Refinitiv Lipper: Investor flight from UK funds hit a record £54bn in 2022

by | Feb 22, 2023

Stack of coins

Investors exited UK funds to the tune of £53.9bn in 2022 – the biggest annual outflow on record – according to an analysis by Refinitiv Lipper.

Last year’s outflows, excluding money market funds, were significantly higher than the next highest year – 2019 – which saw redemptions of £11.2bn. In addition, it was the only year over the past 20 to see net redemptions including money market funds.

Money market funds saw the only inflows, at £12.7bn. During the first three quarters, this asset class was in redemption mode, but Q4 saw the tables turn with a vengeance as £53.4bn went into these funds.

Dewi John, Head of UK & Ireland Lipper Research, comments: “Last year was a turbulent and hugely significant period for UK fund markets.

“Record redemptions were clearly driven by a number of factors, including war in Ukraine from February, spiralling rates and inflation throughout the year, and from late September, the effects of a mini-budget that saw institutional funds redeem cash from risk assets and stow it instead in money market funds.”
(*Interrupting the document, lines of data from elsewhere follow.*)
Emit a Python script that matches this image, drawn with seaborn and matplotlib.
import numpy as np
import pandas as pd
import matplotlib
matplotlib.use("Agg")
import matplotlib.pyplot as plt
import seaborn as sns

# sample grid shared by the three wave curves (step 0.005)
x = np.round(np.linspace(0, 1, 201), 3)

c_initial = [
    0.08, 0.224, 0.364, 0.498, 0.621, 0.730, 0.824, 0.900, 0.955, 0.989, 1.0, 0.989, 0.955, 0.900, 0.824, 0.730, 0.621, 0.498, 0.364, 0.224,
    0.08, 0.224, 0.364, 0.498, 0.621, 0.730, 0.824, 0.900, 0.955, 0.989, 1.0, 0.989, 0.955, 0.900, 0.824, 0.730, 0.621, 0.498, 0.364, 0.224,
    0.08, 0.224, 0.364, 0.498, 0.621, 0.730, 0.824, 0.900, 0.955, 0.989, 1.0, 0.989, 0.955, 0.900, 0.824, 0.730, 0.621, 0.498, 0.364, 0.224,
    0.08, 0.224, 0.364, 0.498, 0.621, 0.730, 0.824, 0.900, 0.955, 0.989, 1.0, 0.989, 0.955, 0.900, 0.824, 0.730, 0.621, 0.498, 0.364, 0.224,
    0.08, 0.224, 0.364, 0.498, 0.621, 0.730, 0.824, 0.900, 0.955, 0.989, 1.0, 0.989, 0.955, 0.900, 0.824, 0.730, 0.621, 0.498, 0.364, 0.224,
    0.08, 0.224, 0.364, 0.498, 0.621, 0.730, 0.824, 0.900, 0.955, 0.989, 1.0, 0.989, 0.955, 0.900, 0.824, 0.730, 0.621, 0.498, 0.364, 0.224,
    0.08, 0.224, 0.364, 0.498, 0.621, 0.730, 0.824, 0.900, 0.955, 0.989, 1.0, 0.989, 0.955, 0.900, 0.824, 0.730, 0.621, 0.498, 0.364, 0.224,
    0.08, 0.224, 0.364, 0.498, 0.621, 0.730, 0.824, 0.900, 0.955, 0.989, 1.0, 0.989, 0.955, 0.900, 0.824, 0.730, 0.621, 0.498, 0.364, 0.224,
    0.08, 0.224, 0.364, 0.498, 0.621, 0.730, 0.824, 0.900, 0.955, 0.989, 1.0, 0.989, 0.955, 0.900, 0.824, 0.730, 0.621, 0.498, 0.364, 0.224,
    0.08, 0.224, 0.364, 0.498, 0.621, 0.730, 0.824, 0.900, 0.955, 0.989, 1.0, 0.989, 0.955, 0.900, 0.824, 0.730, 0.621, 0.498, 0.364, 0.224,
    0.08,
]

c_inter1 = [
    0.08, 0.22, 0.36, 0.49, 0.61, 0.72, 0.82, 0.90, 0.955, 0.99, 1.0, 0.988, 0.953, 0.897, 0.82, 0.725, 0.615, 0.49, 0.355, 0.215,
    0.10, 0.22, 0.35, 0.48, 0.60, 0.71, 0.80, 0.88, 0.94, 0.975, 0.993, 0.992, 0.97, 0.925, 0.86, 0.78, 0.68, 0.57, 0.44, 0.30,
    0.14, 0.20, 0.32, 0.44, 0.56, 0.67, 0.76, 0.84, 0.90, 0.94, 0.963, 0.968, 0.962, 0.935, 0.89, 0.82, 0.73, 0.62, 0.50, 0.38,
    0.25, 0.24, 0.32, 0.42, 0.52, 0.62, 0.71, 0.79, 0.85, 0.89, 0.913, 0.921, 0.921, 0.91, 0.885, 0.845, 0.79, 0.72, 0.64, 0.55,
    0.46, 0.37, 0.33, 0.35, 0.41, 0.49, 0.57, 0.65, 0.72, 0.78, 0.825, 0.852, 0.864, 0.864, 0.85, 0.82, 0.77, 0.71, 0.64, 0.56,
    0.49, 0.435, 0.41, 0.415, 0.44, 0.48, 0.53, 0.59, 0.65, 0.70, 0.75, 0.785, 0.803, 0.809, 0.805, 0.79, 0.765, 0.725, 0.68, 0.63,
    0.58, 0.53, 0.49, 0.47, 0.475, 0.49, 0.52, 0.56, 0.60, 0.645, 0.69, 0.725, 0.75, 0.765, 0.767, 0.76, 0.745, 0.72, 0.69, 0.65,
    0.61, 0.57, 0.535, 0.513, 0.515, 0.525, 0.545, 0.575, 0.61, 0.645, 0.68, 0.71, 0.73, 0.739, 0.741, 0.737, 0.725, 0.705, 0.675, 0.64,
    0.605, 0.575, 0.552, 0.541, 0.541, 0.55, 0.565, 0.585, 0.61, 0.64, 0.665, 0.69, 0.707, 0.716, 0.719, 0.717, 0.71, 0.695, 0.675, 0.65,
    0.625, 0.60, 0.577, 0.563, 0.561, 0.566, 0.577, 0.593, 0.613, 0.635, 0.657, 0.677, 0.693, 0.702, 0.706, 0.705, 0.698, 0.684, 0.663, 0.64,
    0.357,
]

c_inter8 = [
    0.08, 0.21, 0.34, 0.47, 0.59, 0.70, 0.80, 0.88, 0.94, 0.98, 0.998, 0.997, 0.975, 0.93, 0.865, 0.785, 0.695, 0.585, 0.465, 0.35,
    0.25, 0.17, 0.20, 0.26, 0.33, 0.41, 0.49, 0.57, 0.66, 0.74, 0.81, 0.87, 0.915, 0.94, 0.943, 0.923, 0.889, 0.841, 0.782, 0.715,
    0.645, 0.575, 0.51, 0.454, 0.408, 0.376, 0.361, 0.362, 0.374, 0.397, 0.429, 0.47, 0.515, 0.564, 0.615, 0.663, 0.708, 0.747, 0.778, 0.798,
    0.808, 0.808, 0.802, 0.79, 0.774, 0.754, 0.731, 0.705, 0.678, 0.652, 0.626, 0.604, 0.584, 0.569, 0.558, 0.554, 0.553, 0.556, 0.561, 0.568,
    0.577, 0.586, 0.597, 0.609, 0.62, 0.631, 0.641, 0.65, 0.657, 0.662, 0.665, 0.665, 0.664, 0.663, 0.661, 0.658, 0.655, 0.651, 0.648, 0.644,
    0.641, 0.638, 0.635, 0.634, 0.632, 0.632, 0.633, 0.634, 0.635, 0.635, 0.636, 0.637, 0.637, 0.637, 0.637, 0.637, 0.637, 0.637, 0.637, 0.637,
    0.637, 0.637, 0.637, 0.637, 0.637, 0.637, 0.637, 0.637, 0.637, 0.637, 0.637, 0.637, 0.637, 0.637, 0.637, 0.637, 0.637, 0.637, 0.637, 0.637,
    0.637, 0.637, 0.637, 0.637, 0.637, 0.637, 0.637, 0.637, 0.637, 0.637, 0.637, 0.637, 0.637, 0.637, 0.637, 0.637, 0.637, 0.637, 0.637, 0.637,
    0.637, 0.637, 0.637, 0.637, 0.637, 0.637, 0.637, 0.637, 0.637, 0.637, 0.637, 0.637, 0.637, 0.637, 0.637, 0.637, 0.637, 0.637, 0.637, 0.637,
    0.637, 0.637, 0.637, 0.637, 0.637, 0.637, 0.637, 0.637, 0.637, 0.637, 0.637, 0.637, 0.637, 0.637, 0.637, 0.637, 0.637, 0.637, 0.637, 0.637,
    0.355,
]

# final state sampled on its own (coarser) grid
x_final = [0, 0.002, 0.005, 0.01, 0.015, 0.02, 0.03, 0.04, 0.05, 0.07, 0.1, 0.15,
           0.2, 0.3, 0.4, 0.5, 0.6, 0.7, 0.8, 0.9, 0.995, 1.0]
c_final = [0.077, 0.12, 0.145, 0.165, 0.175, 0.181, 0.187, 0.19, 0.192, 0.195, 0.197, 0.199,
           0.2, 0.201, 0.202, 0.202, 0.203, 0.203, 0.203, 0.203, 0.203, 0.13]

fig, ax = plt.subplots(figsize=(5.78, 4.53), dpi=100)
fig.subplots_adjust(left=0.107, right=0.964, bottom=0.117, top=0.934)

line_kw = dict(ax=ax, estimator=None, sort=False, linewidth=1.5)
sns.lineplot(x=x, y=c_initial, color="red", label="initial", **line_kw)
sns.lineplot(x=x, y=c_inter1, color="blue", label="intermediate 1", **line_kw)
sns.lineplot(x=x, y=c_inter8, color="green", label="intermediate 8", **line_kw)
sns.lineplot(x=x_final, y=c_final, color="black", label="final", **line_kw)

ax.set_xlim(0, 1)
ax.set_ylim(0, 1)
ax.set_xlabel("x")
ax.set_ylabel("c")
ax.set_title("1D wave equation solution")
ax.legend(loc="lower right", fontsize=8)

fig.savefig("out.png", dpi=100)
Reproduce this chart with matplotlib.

Equity funds saw the largest outflows, of £34.9bn. UK equities once more bore the brunt of this, with Equity UK, UK Income, and Small & Mid-cap seeing £23.3bn of outflows. By way of comparison, equity fund redemptions in 2007, in the depths of the financial crisis, were £8.3bn.

Alternatives saw outflows of £12bn, with asset-backed security funds being particular victims of these redemptions.

Despite heavy losses, Bond funds experienced relatively small outflows of £2.6bn.

Mixed-assets funds saw outflows of £1.2bn, although GBP Aggressive funds in this asset class continue to attract cash.

Sustainable funds attracted £27.6bn. Of these, equities got the largest share (£21.2bn).

First fall for UK mutual funds and ETFs net assets since 2018

Some £2.01trn was held in UK mutual funds and ETFs at the end of 2022. That’s down from £2.27trn the previous year. This is the first fall in total net assets since 2018, and of greater magnitude.

The largest portion of this (46.1%) is invested in equity funds: £926bn, down from £1.08trn the previous year. Mixed-assets funds follow, with total net assets of £400bn (19.9%), followed by bonds (£322bn).

Percentage-wise, real estate net assets saw the greatest year-on-year decline, down to 79.8% of their 2021 values. The only asset class to see an absolute increase was money market funds, posting a 5.1% increase on the previous year, and now making up 15.1% of total net assets.

Dewi continues: “Some of the net asset declines are because of market falls, with both equities, bonds, alternatives, real estate, and mixed-assets down over the year but a significant factor was investors pulling money from funds.”